Sering kita alpa, bahwa ada beberapa penyakit pada hewan kucing yang dapat ditularkan ke manusia maupun ke kucing lainnya seperti rabies, toxoplasma (yang dapat menyebabkan meningitis dan keguguran), selain chlamydia (menyebabkan radang selaput mata), kutu kucing dan scabies (kudisan) maupun bulu kucing yang menyebabkan alergi pada kulit manusia, bila kita tidak merawat mereka.

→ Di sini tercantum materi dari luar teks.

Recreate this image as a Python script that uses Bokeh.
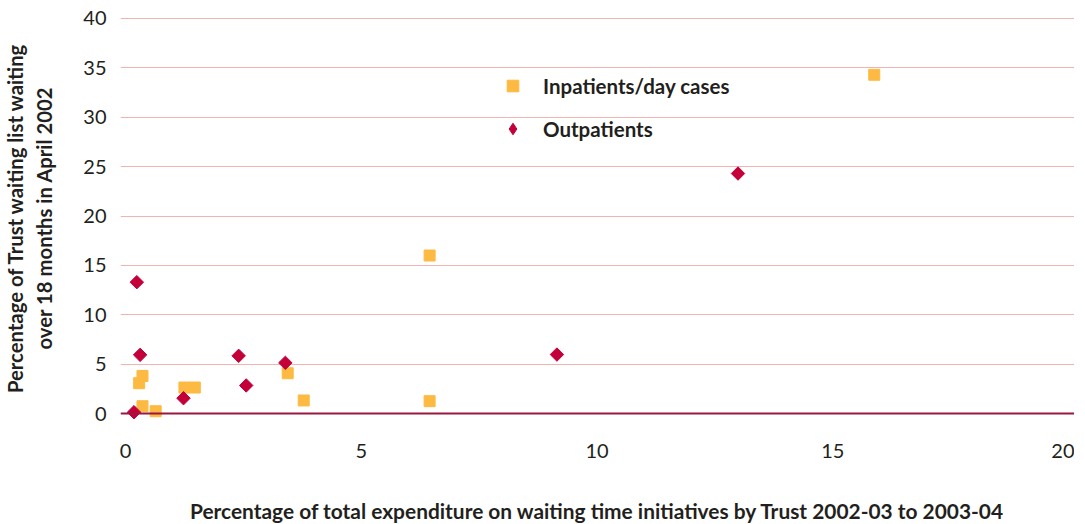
from bokeh.plotting import figure
from bokeh.models import FixedTicker, Span, Legend, LegendItem, Range1d
from bokeh.embed import file_html
from bokeh.resources import INLINE

# Data
inpatients_x = [0.29, 0.36, 0.36, 0.64, 1.25, 1.47, 3.44, 3.78, 6.45, 6.45, 15.88]
inpatients_y = [3.07, 3.8, 0.74, 0.23, 2.63, 2.63, 4.08, 1.32, 16.0, 1.25, 34.3]

outpatients_x = [0.18, 0.24, 0.31, 1.23, 2.40, 2.56, 3.39, 9.15, 12.99]
outpatients_y = [0.13, 13.3, 5.94, 1.55, 5.84, 2.84, 5.13, 5.97, 24.3]

x_ticks = [0, 5, 10, 15, 20]
y_ticks = [0, 5, 10, 15, 20, 25, 30, 35, 40]

series_names = ["Inpatients/day cases", "Outpatients"]
x_title = "Percentage of total expenditure on waiting time initiatives by Trust 2002-03 to 2003-04"
y_title = "Percentage of Trust waiting list waiting\nover 18 months in April 2002"

FONT = "Lato"
TEXT = "#231F20"
ORANGE = "#FDBA42"
RED = "#C4003A"

p = figure(frame_width=954, frame_height=415, output_backend="svg", toolbar_location=None,
           x_range=Range1d(-0.106, 20.127), y_range=Range1d(-1.215, 40.81),
           min_border_left=120, min_border_right=0, min_border_top=10, min_border_bottom=97)
p.outline_line_color = None
p.background_fill_color = "white"

# grid
p.xgrid.grid_line_color = None
p.ygrid.grid_line_color = "#F2B4AE"
p.ygrid.grid_line_width = 1
p.yaxis.ticker = FixedTicker(ticks=y_ticks)
p.xaxis.ticker = FixedTicker(ticks=x_ticks)
p.ygrid.ticker = FixedTicker(ticks=y_ticks[1:])

zero = Span(location=0, dimension="width", line_color="#9A1740", line_width=2)
p.add_layout(zero)

for ax in (p.xaxis, p.yaxis):
    ax.axis_line_color = None
    ax.major_tick_line_color = None
    ax.minor_tick_line_color = None
    ax.major_label_text_font = FONT
    ax.major_label_text_font_size = "20px"
    ax.major_label_text_color = TEXT
    ax.axis_label_text_font = FONT
    ax.axis_label_text_font_style = "bold"
    ax.axis_label_text_color = TEXT

p.xaxis.axis_label_text_font_size = "20.9px"
p.yaxis.axis_label_text_font_size = "20.3px"
p.yaxis.major_label_standoff = 8
p.xaxis.major_label_standoff = 12
p.xaxis.axis_label = x_title
p.xaxis.axis_label_standoff = 37
p.yaxis.axis_label = y_title
p.yaxis.axis_label_standoff = 24

r1 = p.scatter(inpatients_x, inpatients_y, marker="square", size=11,
               fill_color=ORANGE, line_color=ORANGE)
r2 = p.scatter(outpatients_x, outpatients_y, marker="square", size=9.5, angle=0.7854,
               fill_color=RED, line_color=RED)
# legend glyph for outpatients (Bokeh's legend ignores marker angle)
r2_key = p.scatter(outpatients_x, outpatients_y, marker="diamond", size=12,
                   fill_color=RED, line_color=RED, visible=False)

legend = Legend(items=[LegendItem(label=series_names[0], renderers=[r1]),
                       LegendItem(label=series_names[1], renderers=[r2_key])],
                location=(378, 282), orientation="vertical")
legend.background_fill_alpha = 0
legend.border_line_color = None
legend.padding = 0
legend.margin = 0
legend.spacing = 14
legend.glyph_width = 29
legend.glyph_height = 29
legend.label_height = 29
legend.label_standoff = 16
legend.label_text_font = FONT
legend.label_text_font_style = "bold"
legend.label_text_font_size = "20.5px"
legend.label_text_color = TEXT
p.add_layout(legend, "center")

open("out.html", "w").write(file_html(p, INLINE))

Ketika ASN menderita sakit atau perlu berobat, Kementan memfasilitasinya dengan Klinik Utama bagi pegawainya. Namun bagaimana dengan kucing–kucing liar sekitar Kementan yang butuh pengobatan penyakit yang dapat menular kepada manusia maupun dalam hal manajemen populasi mereka? Maka sekitar 100 dokter hewan yang ada di Kementan yang memiliki naluri/kepedulian terhadap lingkungan kesehatan serta kesejahteraan hewan harus dapat diberdayakan.
Sebenarnya tidak jauh dari Kementan terdapat Rumah Sakit Hewan Jakarta/RSHJ yang beroperasi dari pagi sampai pukul 20.00. Namun RSHJ tidak dapat diakses oleh semua kalangan karena terkendala biaya. Selain itu dekat Kementan juga ada Pusat Kesehatan Hewan/Puskeswan UPTD DKI yang beroperasi dari hari Senin-Sabtu. Para tenaga medis di sana membantu pelayanan steril gratis namun terbatas dalam jumlah (kuota) dan berlaku hanya bagi mereka yang memiliki Kartu Tanda Pengengenal (KTP) DKI saja dan dibatasi 1 orang untuk 1 ekor saja.
Maka tidaklah berlebihan bila tenaga dokter hewan di Kementan juga mendarma baktikan profesionalismenya lewat sterilisasi kucing liar bagi sekitar Kementan bahkan bisa meluas bagi sekitar JABODETABEK. Semoga sumbangsih para tenaga dokter hewan dalam menyalurkan ilmu veterinernya pada klinik hewan milik Kementan bisa diwujudkan.